Chile leads the world in copper production but the country must do more to diversify its export-driven economy, according to experts. Precisely to diversify several government and industry bodies have spent years promoting Chile’s major non-mining related export items, which consist largely of produce, wood products and aquaculture.
“We have a gigantic shortfall when it comes to investing in other products,” Ricardo French-Davis National Prize winner of Humanities and Social Sciences and Professor of Economics at the Universidad de Chile, told The Santiago Times.
Chile’s has also been prolific in signing free trade agreements — the country has 22 such agreements, allowing free trade to 60 economies around the world including the European Union, the United States, China and Japan, opening its products up to 62% of the world’s population.
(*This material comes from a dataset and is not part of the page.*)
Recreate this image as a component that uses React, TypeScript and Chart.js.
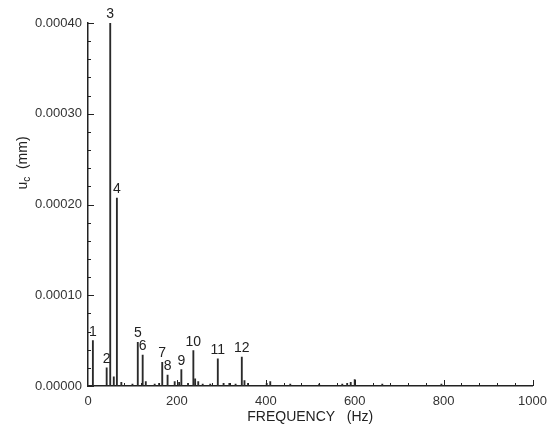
import React, { useEffect, useRef } from 'react';
import { Chart, registerables } from 'chart.js';

Chart.register(...registerables);

// Numbered peaks
const peakLabels = ['1', '2', '3', '4', '5', '6', '7', '8', '9', '10', '11', '12'];
const peakFreqs = [11, 42, 50, 65, 112, 123, 167, 179, 210, 237, 292, 346];
const peakValues = [0.00005, 0.00002, 0.0004, 0.000207, 0.000048, 0.000034, 0.000026, 0.000012, 0.000018, 0.000039, 0.00003, 0.000032];

// Small unlabelled spikes
const minorFreqs = [58, 75, 100, 130, 150, 160, 195, 205, 225, 241, 248, 258, 275, 305, 318, 332, 352, 360, 402, 410, 455, 520, 572, 583, 591, 600, 662, 795];
const minorValues = [0.00001, 0.000004, 0.000002, 0.000005, 0.000002, 0.000003, 0.000005, 0.000004, 0.000003, 0.000008, 0.000005, 0.000002, 0.000002, 0.000003, 0.000003, 0.000002, 0.000006, 0.000003, 0.000003, 0.000005, 0.000002, 0.000002, 0.000002, 0.000003, 0.000004, 0.000007, 0.000002, 0.000002];

const xTickLabels = ['0', '200', '400', '600', '800', '1000'];
const yTickLabels = ['0.00000', '0.00010', '0.00020', '0.00030', '0.00040'];
const xTitle = 'FREQUENCY   (Hz)';
const yTitleMain = 'u';
const yTitleSub = 'c';
const yTitleRest = '  (mm)';

const INK = '#222';
const BAR = '#2a2a2a';
const FONT = '"Liberation Sans", Arial, sans-serif';

const overlay = {
  id: 'overlay',
  afterDraw(chart: any) {
    const { ctx, chartArea: ca, scales } = chart;
    const x = scales.x;
    const y = scales.y;
    ctx.save();
    ctx.strokeStyle = INK;
    ctx.lineWidth = 1;
    // inward y ticks
    for (let i = 0; i <= 20; i++) {
      const py = Math.round(y.getPixelForValue(i * 0.00002)) + 0.5;
      const len = i % 5 === 0 ? 6 : 3;
      ctx.beginPath();
      ctx.moveTo(ca.left, py);
      ctx.lineTo(ca.left + len, py);
      ctx.stroke();
    }
    // inward x ticks
    for (let i = 1; i <= 25; i++) {
      const px = Math.round(x.getPixelForValue(i * 40)) + 0.5;
      const len = i % 5 === 0 ? 6 : 3;
      ctx.beginPath();
      ctx.moveTo(px, ca.bottom);
      ctx.lineTo(px, ca.bottom - len);
      ctx.stroke();
    }
    // peak labels
    ctx.fillStyle = INK;
    ctx.font = '14px ' + FONT;
    ctx.textAlign = 'center';
    ctx.textBaseline = 'alphabetic';
    peakLabels.forEach((lab, i) => {
      const px = x.getPixelForValue(peakFreqs[i]);
      const py = y.getPixelForValue(peakValues[i]);
      ctx.fillText(lab, px, py - 5);
    });
    // x title
    ctx.font = '14px ' + FONT;
    ctx.textBaseline = 'middle';
    ctx.fillText(xTitle, (ca.left + ca.right) / 2, 417);
    // y title with subscript
    ctx.translate(22, 163);
    ctx.rotate(-Math.PI / 2);
    ctx.textAlign = 'left';
    ctx.textBaseline = 'alphabetic';
    const mainFont = '14px ' + FONT;
    const subFont = '10px ' + FONT;
    ctx.font = mainFont;
    const w1 = ctx.measureText(yTitleMain).width;
    const w3 = ctx.measureText(yTitleRest).width;
    ctx.font = subFont;
    const w2 = ctx.measureText(yTitleSub).width;
    const total = w1 + w2 + w3;
    let cx = -total / 2;
    const base = 5;
    ctx.font = mainFont;
    ctx.fillText(yTitleMain, cx, base);
    cx += w1;
    ctx.font = subFont;
    ctx.fillText(yTitleSub, cx, base + 3);
    cx += w2;
    ctx.font = mainFont;
    ctx.fillText(yTitleRest, cx, base);
    ctx.restore();
  },
};

export default function App() {
  const ref = useRef<HTMLCanvasElement>(null);
  useEffect(() => {
    if (!ref.current) return;
    const pts = [
      ...peakFreqs.map((f, i) => ({ x: f, y: peakValues[i] })),
      ...minorFreqs.map((f, i) => ({ x: f, y: minorValues[i] })),
    ].sort((a, b) => a.x - b.x);
    const chart = new Chart(ref.current, {
      type: 'bar',
      data: {
        datasets: [
          {
            data: pts as any,
            backgroundColor: BAR,
            borderWidth: 0,
            barThickness: 1.2,
            grouped: false,
          } as any,
        ],
      },
      options: {
        animation: false,
        responsive: true,
        maintainAspectRatio: false,
        layout: { padding: { top: 23, right: 19, left: 0, bottom: 0 } },
        plugins: { legend: { display: false }, tooltip: { enabled: false }, title: { display: false } },
        scales: {
          x: {
            type: 'linear',
            offset: false,
            min: 0,
            max: 1000,
            grid: { display: false, drawTicks: false },
            border: { display: true, color: INK, width: 1.5 },
            ticks: {
              stepSize: 200,
              padding: 8,
              color: '#333',
              font: { family: FONT, size: 13 },
              maxRotation: 0,
              callback: (v: any) => xTickLabels[Math.round(Number(v) / 200)] ?? '',
            },
            afterFit: (s: any) => {
              s.height = 45;
            },
          },
          y: {
            type: 'linear',
            min: 0,
            max: 0.0004,
            grid: { display: false, drawTicks: false },
            border: { display: true, color: INK, width: 1.5 },
            ticks: {
              stepSize: 0.0001,
              padding: 6,
              color: '#333',
              font: { family: FONT, size: 13 },
              callback: (v: any) => yTickLabels[Math.round(Number(v) / 0.0001)] ?? '',
            },
            afterFit: (s: any) => {
              s.width = 88;
            },
          },
        },
      },
      plugins: [overlay],
    });
    return () => chart.destroy();
  }, []);
  return (
    <div style={{ position: 'fixed', left: 0, top: 0, width: 555, height: 431, background: '#fff' }}>
      <canvas ref={ref} />
    </div>
  );
}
Now, those efforts may be starting to pay off. According to figures released by national trade commission, ProChile, the country is one of the top three largest producers in the world for a total of 23 non-copper related products. In 2003, that figure numbered 11 products.
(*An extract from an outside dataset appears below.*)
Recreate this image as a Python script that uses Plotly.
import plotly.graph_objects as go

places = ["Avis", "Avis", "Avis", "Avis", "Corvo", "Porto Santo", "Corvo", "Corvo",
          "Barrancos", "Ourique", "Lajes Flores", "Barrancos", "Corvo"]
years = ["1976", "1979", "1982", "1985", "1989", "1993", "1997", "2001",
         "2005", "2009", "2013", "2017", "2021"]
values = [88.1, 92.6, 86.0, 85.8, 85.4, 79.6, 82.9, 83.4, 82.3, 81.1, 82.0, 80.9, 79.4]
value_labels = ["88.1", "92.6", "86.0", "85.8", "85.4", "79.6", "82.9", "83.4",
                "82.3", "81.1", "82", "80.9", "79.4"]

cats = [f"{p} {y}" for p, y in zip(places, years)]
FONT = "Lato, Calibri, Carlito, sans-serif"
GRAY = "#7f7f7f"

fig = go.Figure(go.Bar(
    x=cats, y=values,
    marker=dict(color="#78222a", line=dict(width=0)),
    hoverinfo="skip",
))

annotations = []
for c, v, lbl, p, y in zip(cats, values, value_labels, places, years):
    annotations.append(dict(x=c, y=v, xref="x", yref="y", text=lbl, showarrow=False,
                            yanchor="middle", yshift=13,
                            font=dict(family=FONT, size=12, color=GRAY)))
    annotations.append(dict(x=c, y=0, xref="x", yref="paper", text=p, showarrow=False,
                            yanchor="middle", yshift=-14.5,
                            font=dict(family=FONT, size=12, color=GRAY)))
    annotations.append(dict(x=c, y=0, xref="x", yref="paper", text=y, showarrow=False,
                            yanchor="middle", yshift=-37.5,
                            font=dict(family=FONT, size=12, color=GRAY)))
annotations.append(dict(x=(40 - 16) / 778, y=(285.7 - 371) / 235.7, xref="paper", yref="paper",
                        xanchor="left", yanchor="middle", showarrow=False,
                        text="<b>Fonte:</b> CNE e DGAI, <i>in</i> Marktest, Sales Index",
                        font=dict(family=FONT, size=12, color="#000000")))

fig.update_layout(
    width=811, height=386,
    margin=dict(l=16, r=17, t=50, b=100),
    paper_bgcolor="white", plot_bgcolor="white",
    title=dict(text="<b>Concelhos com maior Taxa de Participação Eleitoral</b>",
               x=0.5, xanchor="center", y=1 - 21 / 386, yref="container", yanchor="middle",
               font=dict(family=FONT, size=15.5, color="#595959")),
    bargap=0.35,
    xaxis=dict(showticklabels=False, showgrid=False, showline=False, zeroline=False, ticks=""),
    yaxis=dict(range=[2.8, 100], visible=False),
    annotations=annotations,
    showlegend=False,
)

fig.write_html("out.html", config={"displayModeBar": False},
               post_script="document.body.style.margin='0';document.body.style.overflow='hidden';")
Apart from copper, Chile was the world’s biggest exporter of nine other commodities in 2012, according to the figures.
Fresh grapes topped the list, with US$1.5 billion of exports. This figure amounts to 810,000 metric tons — or 20.6% of fresh grapes exports in the world in 2012 — more than double the amount exported by the United States, the world’s second biggest exporter.
Other fruits also figured prominently, with fresh blueberries accounting for US$409 million, fresh plums US$146 million, and dried apples reeled in US$39 million — all world leading figures. Chile is the world’s second highest exporter of fresh cherries, at US$ 407 million.
Fish was also a big ticket export item, with frozen salmon not including fillets, frozen trout not including fillets and smoked fish exports all leading the world, earning US$508 million, US$390 million and US$58 million in profits, respectively. Fish fillets accounted for US$ 582 million in exports — the second highest in the world.
The other two leading items export items were refined coniferous wood and wood fiber boards, with US$229 million and US$150 million in exports, respectively.
Of a total US$79 billion worth of exported goods in 2012, US$29 billion were non-mineral commodities — a figure which ProChile, aims to expand.
“Through ProChile, the Chilean government has been focusing its efforts on diversifying export products as well as the destinations of Chilean exports,” Carlos Honorato, Director of ProChile, told The Santiago Times. “We believe that the innovation of our businesses will make them more competitive and allow us to develop the country, moving us away from dependency on raw materials.”
The organization is betting that China, the world’s biggest copper consumer, might also be key in increasing other exports.
Last week ProChile, along with industry bodies and the Chilean Embassy to China, launched its a campaign to promote blueberries and cherries sales in the Asian giant via the business-to-consumer website Tmall — the eighth most visited website in China.